The lines from the top of the material below through the line containing "(b1.south |- b2.north);" are to be printed exactly, with pictures omitted.
╭─ Data provided
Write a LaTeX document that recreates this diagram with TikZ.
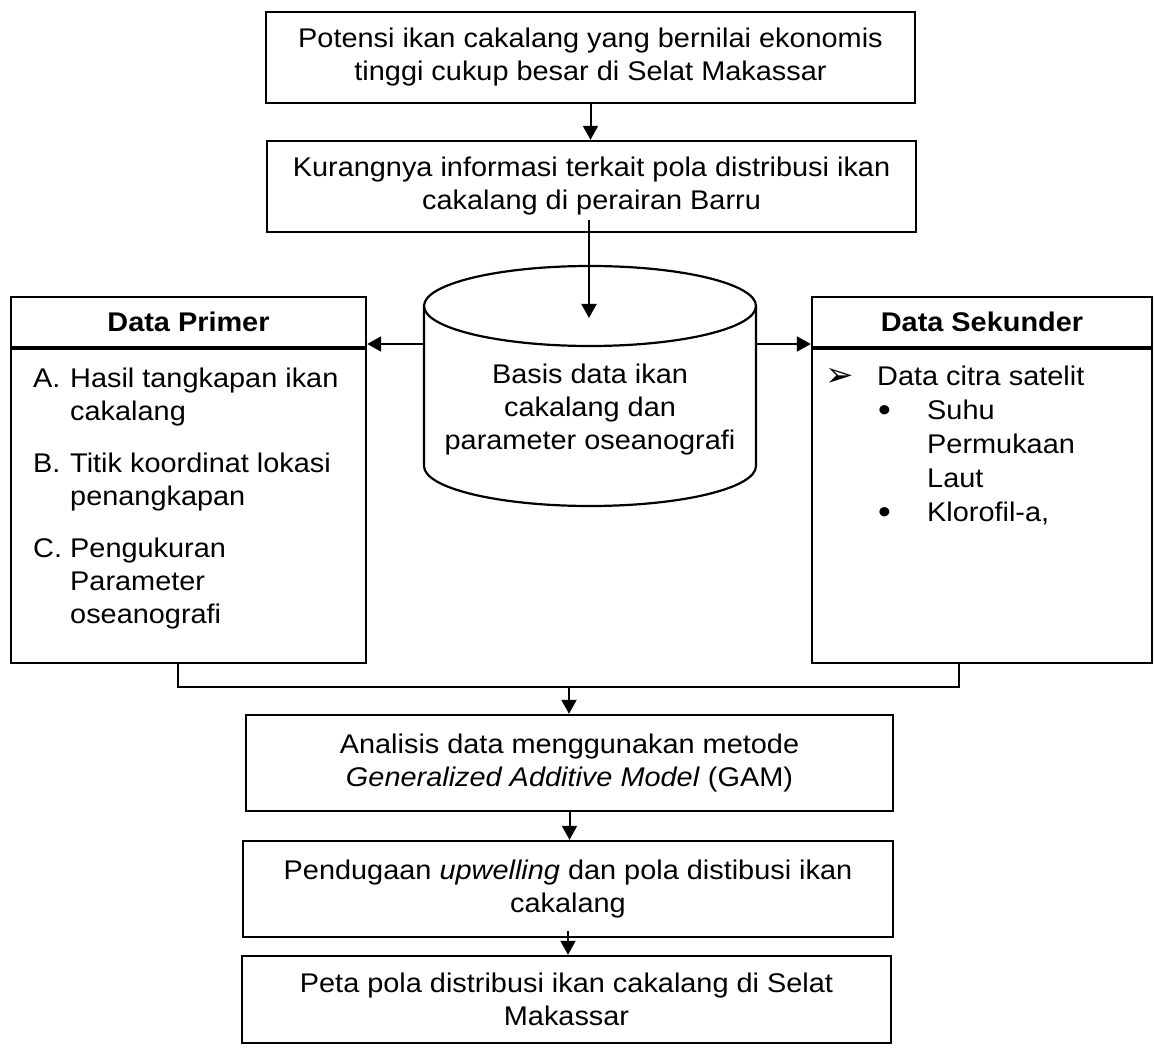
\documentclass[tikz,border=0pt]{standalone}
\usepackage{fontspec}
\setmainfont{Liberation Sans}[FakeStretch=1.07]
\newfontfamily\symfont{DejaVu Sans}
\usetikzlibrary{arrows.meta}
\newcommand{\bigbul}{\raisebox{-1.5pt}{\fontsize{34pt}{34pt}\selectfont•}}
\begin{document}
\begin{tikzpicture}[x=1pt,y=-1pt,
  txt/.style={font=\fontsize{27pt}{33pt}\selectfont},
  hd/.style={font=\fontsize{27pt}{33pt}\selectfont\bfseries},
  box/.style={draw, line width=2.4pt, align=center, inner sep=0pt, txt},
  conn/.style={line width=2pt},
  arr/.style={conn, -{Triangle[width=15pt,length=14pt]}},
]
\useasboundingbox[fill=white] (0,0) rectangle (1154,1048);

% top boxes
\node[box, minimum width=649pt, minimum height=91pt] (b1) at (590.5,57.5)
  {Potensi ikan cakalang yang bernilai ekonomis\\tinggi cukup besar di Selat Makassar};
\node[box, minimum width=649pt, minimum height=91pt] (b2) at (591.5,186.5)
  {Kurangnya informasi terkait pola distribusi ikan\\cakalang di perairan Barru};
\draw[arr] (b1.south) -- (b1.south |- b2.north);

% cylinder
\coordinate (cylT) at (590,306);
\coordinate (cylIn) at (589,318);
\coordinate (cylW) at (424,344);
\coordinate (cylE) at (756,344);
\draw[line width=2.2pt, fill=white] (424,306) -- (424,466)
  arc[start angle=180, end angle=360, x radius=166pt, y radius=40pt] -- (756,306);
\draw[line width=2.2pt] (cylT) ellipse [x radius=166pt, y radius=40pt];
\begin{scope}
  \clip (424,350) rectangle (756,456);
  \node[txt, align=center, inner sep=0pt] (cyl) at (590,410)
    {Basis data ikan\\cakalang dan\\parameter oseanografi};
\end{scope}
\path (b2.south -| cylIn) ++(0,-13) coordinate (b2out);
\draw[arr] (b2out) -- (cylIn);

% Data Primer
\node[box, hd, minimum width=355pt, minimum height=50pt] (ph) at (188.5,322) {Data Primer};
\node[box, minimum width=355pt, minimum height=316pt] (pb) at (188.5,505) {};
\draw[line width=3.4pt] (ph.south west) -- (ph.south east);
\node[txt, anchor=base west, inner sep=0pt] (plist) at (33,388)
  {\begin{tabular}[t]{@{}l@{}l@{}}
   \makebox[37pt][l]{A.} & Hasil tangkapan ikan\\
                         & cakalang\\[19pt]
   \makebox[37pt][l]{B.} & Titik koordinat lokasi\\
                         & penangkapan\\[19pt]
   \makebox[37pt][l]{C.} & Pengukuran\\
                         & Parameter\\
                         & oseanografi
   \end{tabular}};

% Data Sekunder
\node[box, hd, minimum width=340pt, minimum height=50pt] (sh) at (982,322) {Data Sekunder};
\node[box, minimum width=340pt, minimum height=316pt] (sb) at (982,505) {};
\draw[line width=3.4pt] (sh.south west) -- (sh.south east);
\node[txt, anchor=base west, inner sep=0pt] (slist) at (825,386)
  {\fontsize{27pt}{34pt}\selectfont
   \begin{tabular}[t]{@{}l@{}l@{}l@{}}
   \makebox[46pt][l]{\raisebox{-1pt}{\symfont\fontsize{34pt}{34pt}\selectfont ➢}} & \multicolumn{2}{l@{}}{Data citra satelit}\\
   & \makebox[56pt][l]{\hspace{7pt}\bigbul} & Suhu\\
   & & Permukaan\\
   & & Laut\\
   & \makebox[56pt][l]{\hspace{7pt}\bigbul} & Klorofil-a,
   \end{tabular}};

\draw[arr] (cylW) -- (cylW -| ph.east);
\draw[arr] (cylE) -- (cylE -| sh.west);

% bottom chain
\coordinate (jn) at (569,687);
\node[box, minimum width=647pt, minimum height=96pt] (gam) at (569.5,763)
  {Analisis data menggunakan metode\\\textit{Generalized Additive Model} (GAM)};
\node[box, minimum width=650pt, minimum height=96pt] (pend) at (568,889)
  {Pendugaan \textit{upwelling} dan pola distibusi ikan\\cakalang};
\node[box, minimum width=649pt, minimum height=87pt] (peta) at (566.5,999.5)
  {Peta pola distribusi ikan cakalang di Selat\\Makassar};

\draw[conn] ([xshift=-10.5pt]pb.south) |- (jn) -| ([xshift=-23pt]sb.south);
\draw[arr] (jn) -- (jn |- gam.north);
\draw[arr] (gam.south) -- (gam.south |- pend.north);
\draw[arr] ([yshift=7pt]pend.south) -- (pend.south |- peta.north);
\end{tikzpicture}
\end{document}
╰─
• Full response
Write a LaTeX document that recreates this diagram with TikZ.
\documentclass[tikz,border=0pt]{standalone}
\usepackage{fontspec}
\setmainfont{Liberation Sans}[FakeStretch=1.07]
\newfontfamily\symfont{DejaVu Sans}
\usetikzlibrary{arrows.meta}
\newcommand{\bigbul}{\raisebox{-1.5pt}{\fontsize{34pt}{34pt}\selectfont•}}
\begin{document}
\begin{tikzpicture}[x=1pt,y=-1pt,
  txt/.style={font=\fontsize{27pt}{33pt}\selectfont},
  hd/.style={font=\fontsize{27pt}{33pt}\selectfont\bfseries},
  box/.style={draw, line width=2.4pt, align=center, inner sep=0pt, txt},
  conn/.style={line width=2pt},
  arr/.style={conn, -{Triangle[width=15pt,length=14pt]}},
]
\useasboundingbox[fill=white] (0,0) rectangle (1154,1048);

% top boxes
\node[box, minimum width=649pt, minimum height=91pt] (b1) at (590.5,57.5)
  {Potensi ikan cakalang yang bernilai ekonomis\\tinggi cukup besar di Selat Makassar};
\node[box, minimum width=649pt, minimum height=91pt] (b2) at (591.5,186.5)
  {Kurangnya informasi terkait pola distribusi ikan\\cakalang di perairan Barru};
\draw[arr] (b1.south) -- (b1.south |- b2.north);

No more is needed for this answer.